Old Testament prophecy is filled with references to “that day” – a ‘shorthand’ way the prophets referred to the coming time when God will write the final chapter in the history of this fallen world. The prophecies include details of great judgment and wrath (Amos 5.18-20; Isaiah 13.6-13; Zephaniah 1.14-15), and wonderful blessing and joy (Isaiah 4.2-6; Zechariah 14.6-9). In the New Testament, both Paul and Peter write explicitly about that coming day: It will come begin unexpectedly (1 Thess. 5.2-3), and will conclude when God consumes the world with fire:
But the day of the Lord will come as a thief in the night, in which the heavens will pass away with a great noise, and the elements will melt with fervent heat; both the earth and the works that are in it will be burned up. (2 Peter 3.10)

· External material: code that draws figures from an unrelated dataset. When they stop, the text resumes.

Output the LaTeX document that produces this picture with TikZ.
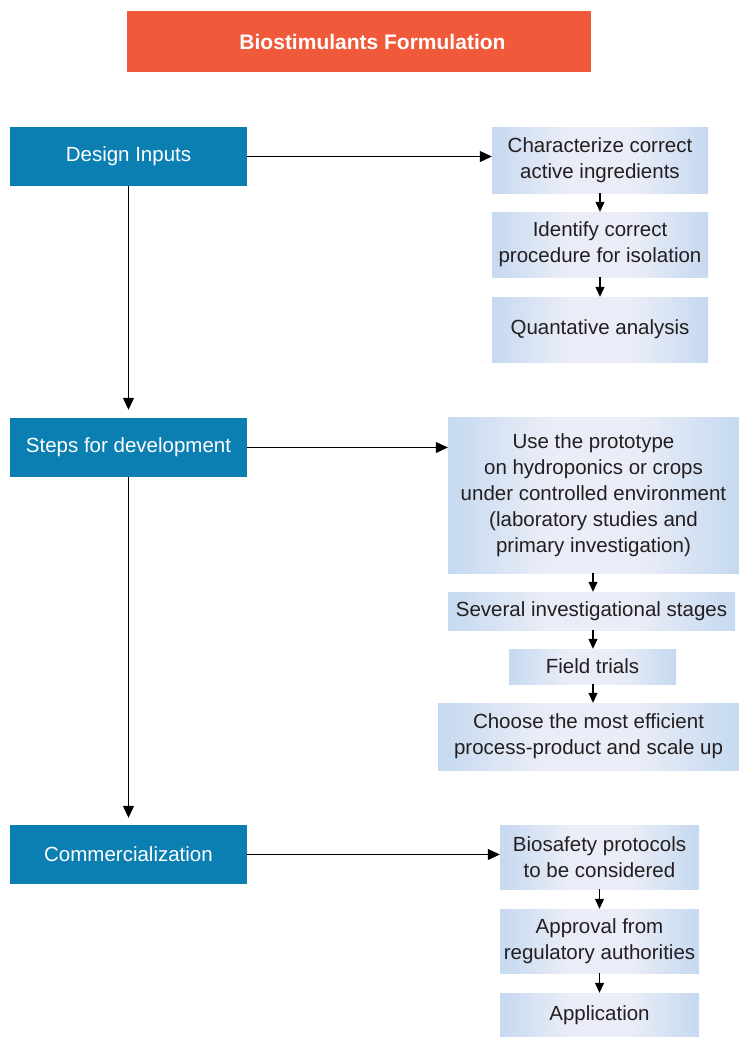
\documentclass[tikz,border=0pt]{standalone}
\usepackage{fontspec}
\setmainfont{Liberation Sans}
\usetikzlibrary{arrows.meta}

\definecolor{titleorange}{RGB}{240,90,58}
\definecolor{stagebluedark}{RGB}{11,127,178}
\definecolor{stepedge}{RGB}{197,217,240}
\definecolor{stepmid}{RGB}{234,237,247}
\definecolor{inktext}{RGB}{35,31,32}

\pgfdeclarehorizontalshading{stepglow}{100bp}{%
  color(0bp)=(stepedge); color(25bp)=(stepedge); color(42bp)=(stepmid);
  color(58bp)=(stepmid); color(75bp)=(stepedge); color(100bp)=(stepedge)}

\tikzset{
  txt/.style={font=\fontsize{20.5}{26}\selectfont, align=center, inner sep=0pt},
  titlebox/.style={txt, fill=titleorange, text=white, font=\fontsize{21}{26}\selectfont\bfseries},
  stagebox/.style={txt, fill=stagebluedark, text=white},
  stepbox/.style={txt, shading=stepglow, text=inktext},
  link/.style={line width=1.1pt, -{Triangle[length=12pt,width=11pt]}},
  minilink/.style={line width=1.1pt, -{Triangle[length=10pt,width=9pt]}}
}

\begin{document}
\begin{tikzpicture}[x=1pt,y=-1pt]
\useasboundingbox (0,0) rectangle (739,1037);

% heading (text sits a little right of the box centre)
\node[titlebox, minimum width=464pt, minimum height=61pt] (title) at (359,41.5) {\hspace*{27pt}Biostimulants Formulation};

% main stages
\node[stagebox, minimum width=237pt, minimum height=59pt] (di) at (128.5,156.5) {Design Inputs};
\node[stagebox, minimum width=237pt, minimum height=59pt] (sd) at (128.5,447.5) {Steps for development};
\node[stagebox, minimum width=237pt, minimum height=59pt] (co) at (128.5,854.5) {Commercialization};

% design inputs chain
\node[stepbox, minimum width=216pt, minimum height=66pt] (c1) at (600,160) {Characterize correct\\active ingredients};
\node[stepbox, minimum width=216pt, minimum height=65pt] (c2) at (600,244.5) {Identify correct\\procedure for isolation};
\node[stepbox, minimum width=216pt, minimum height=65pt] (c3) at (600,329.5) {Quantative analysis};

% development chain
\node[stepbox, minimum width=291pt, minimum height=156pt] (p1) at (593.5,495) {Use the prototype\\on hydroponics or crops\\under controlled environment\\(laboratory studies and\\primary investigation)};
\node[stepbox, minimum width=287pt, minimum height=38pt] (p2) at (591.5,611) {Several investigational stages};
\node[stepbox, minimum width=167pt, minimum height=35pt] (p3) at (592.5,666.5) {Field trials};
\node[stepbox, minimum width=301pt, minimum height=67pt] (p4) at (588.5,736.5) {Choose the most efficient\\process-product and scale up};

% commercialization chain
\node[stepbox, minimum width=199pt, minimum height=64pt] (b1) at (599.5,857) {Biosafety protocols\\to be considered};
\node[stepbox, minimum width=199pt, minimum height=64pt] (b2) at (599.5,941) {Approval from\\regulatory authorities};
\node[stepbox, minimum width=199pt, minimum height=44pt] (b3) at (599.5,1015) {Application};

% main spine
\draw[link, shorten >=8pt] (di.south) -- (sd.north);
\draw[link, shorten >=7pt] (sd.south) -- (co.north);

% branches
\draw[link] (di.east) -- (di.east -| c1.west);
\draw[link] (sd.east) -- (sd.east -| p1.west);
\draw[link] (co.east) -- (co.east -| b1.west);

% steps within each chain
\draw[minilink] (c1.south) -- (c2.north);
\draw[minilink] (c2.south) -- (c3.north);
\coordinate (px) at (593,0);
\draw[minilink] (p1.south -| px) -- (p2.north -| px);
\draw[minilink] (p2.south -| px) -- (p3.north -| px);
\draw[minilink] (p3.south -| px) -- (p4.north -| px);
\draw[minilink] (b1.south) -- (b2.north);
\draw[minilink] (b2.south) -- (b3.north);
\end{tikzpicture}
\end{document}
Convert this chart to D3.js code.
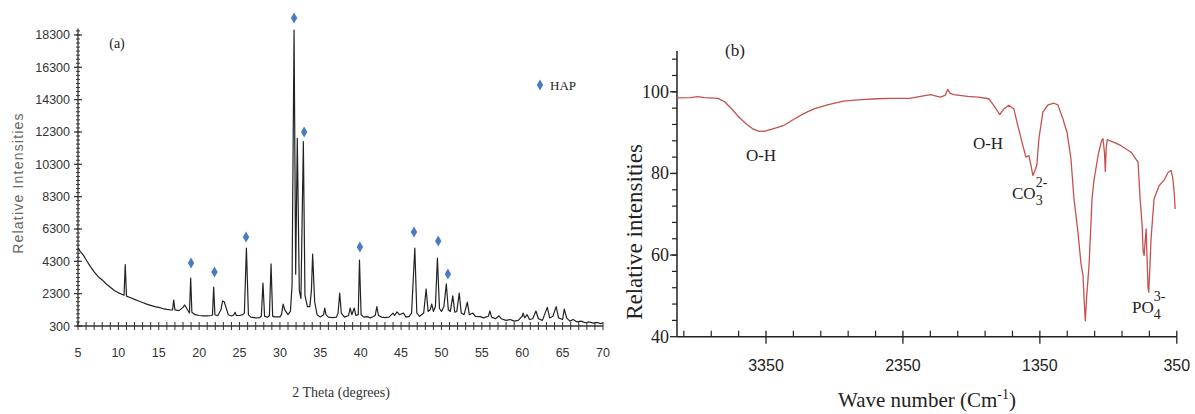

There is no shortage of predictions of the end of the world. Since the middle of the last century, many have suggested that a nuclear holocaust will finish us off. They push for nuclear disarmament and an end to nuclear power. Others think our planet will be hit by an asteroid – tens of thousands are being tracked by NASA – causing massive destruction and death. NASA even has a defense plan, called DART (for Double Asteroid Redirection Test), by which they hope to redirect asteroids to prevent them from hitting earth. And of course, the cause célèbre in recent years has been climate change, with predictions of impending doom if we don’t embrace the ‘green new deal.’
When I think of these and other human efforts to fend off the end of the world, I’m amazed at our chutzpah. We think so highly of ourselves – as though we can control our own destiny. Inherent in our arrogance is the denial of the existence of God, and submission to Him. Jesus addressed this tendency when He said, And who of you by being worried can add a single hour to his life? (Matt. 6.27). The psalmist captured our delusion well (Ps. 2):
Why are the nations in an uproar
And the peoples devising a vain thing?
The kings of the earth take their stand
And the rulers take counsel together
Against the LORD and against His Anointed…
He who sits in the heavens laughs,
The Lord scoffs at them.
Then He will speak to them in His anger
And terrify them in His fury…
That day is coming. “OK,” someone will say, “but since we can’t do anything about it, what difference does it make?” A lot! Peter follows his words about the day of the Lord with this counsel (2 Pet. 3.11-13):
Therefore, since all these things will be dissolved, what manner of persons ought you to be in holy conduct and godliness, looking for and hastening the coming of the day of God, because of which the heavens will be dissolved, being on fire, and the elements will melt with fervent heat? Nevertheless we, according to His promise, look for new heavens and a new earth in which righteousness dwells.
By pursuing a life of holy conduct and godliness, we live this day in anticipation of that day. How you live today matters for eternity.